There have been plenty of success stories of people financing large ventures purely from plastic credit cards. Guitar Hero, Google, and Kevin Smith’s first movie “Clerks” are just a few. However, many more people have found themselves in bankruptcy court while also paired with an irreparable credit score. It can be very high risk, high reward, so you should be prepared before accumulating credit balances to start up your new business.
- Availability. Since the 2008 financial crisis, lenders have been backing off, making it even harder to find the capital to finance a startup. If you report a high enough income, you might just have a high enough limit to get your business going.
- Take credit as you need it. Whereas you will likely be paying back the interest of a business loan before you are even able to spend it all, financing with credit cards allows you to only pay interest on the essential items you need to run your business.
- Financial freedom. If using credit cards, you don’t have to justify every business expense to a consultant, investor, or shareholder. This might make the business process much less tedious.
- Business rewards. This applies only if you have a business credit card, as opposed to a consumer card. Many business cards give nice cashback for office supplies and the like as well as frequent flyer rewards.
- Simplifies tax issues. Again, this applies only to business credit cards. Having a separate credit card for your business purchases make filing taxes less of an issue. I wouldn’t advise financing a business with the same card you use for personal expenses.

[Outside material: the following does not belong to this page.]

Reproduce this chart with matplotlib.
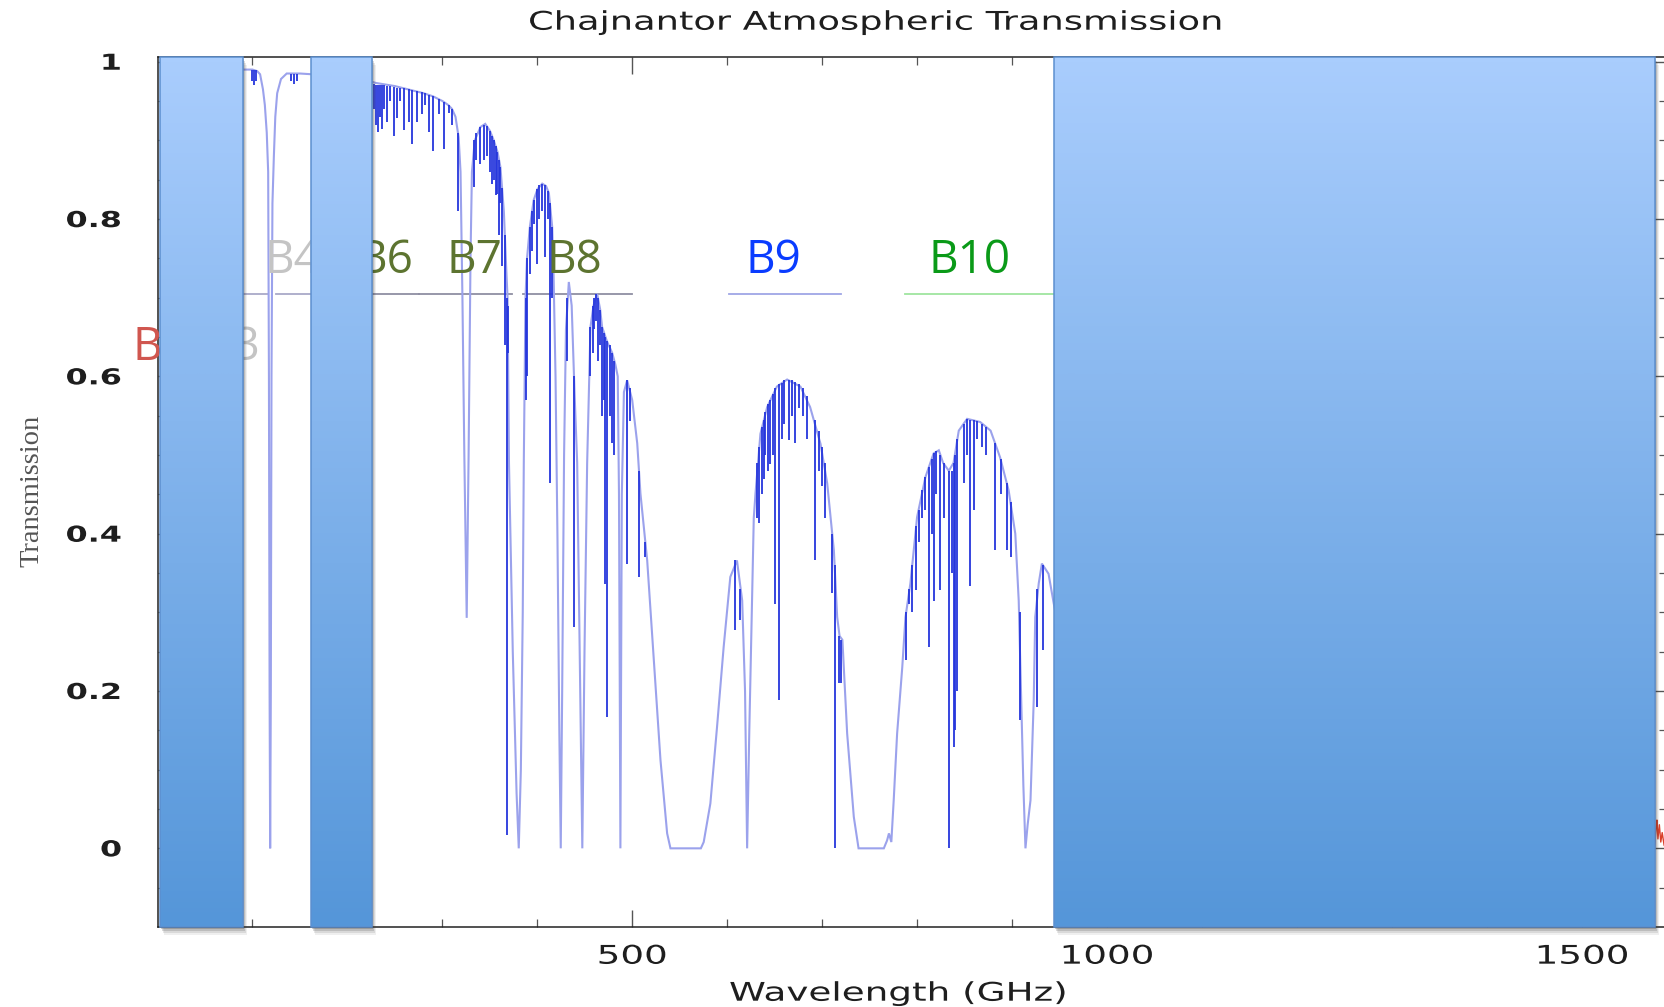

- Availability of funds. While I mentioned earlier that credit cards may get you financing power where business loans were denied, you must also keep in mind that creditors have also seriously limited credit lines as well since the financial crisis. Unless you have an amazing credit history, you might not be able to get enough in credit cards to finance a business.
- Sink or swim. When financing your business through credit cards, you are just about on your own. You will receive little oversight, and for many people, this could lead straight to a business failure. This is why it’s best to consult your business idea with many people before sacrificing your own debt, making the financial freedom advantage above somewhat moot.
- Harsh consequences for failure. Failing any business is never a good thing, but failing a business primarily funded from credit cards is credit history murder. You will lose your savings, be under a huge pile of debt, and paying out interest for the rest of your life.
- Limit cutoffs. It can often take time for a business venture to finally start bringing in capital, and there is a good chance that you may run up such a large balance on your card for a long enough time that your issuer will lower your credit limits. This could happen at a time where you need it the most.
All things considered, financing a business primarily from credit cards should be avoided as much as possible. You should look for other methods of financing including loans, credit lines, or even peer-to-peer lending.
Ideally, business credit cards should be used as a means to pay unexpected business expenses like broken equipment, unexpected travel, and last-minute client dinners that might seriously impede your cash-flow. These are smaller business investments that would be easier to pay off over time than an entire start-up cost.
If you see no other alternative to finance your business, be incredibly meticulous. You will have to find a way to eventually pay these balances in addition to the interest they accrue. Having a detailed payment plan for your business credit cards (before you realize that you are having trouble paying them off) is a must. You must scrutinize how much you can afford to spend as well as form where and when your payment money will come.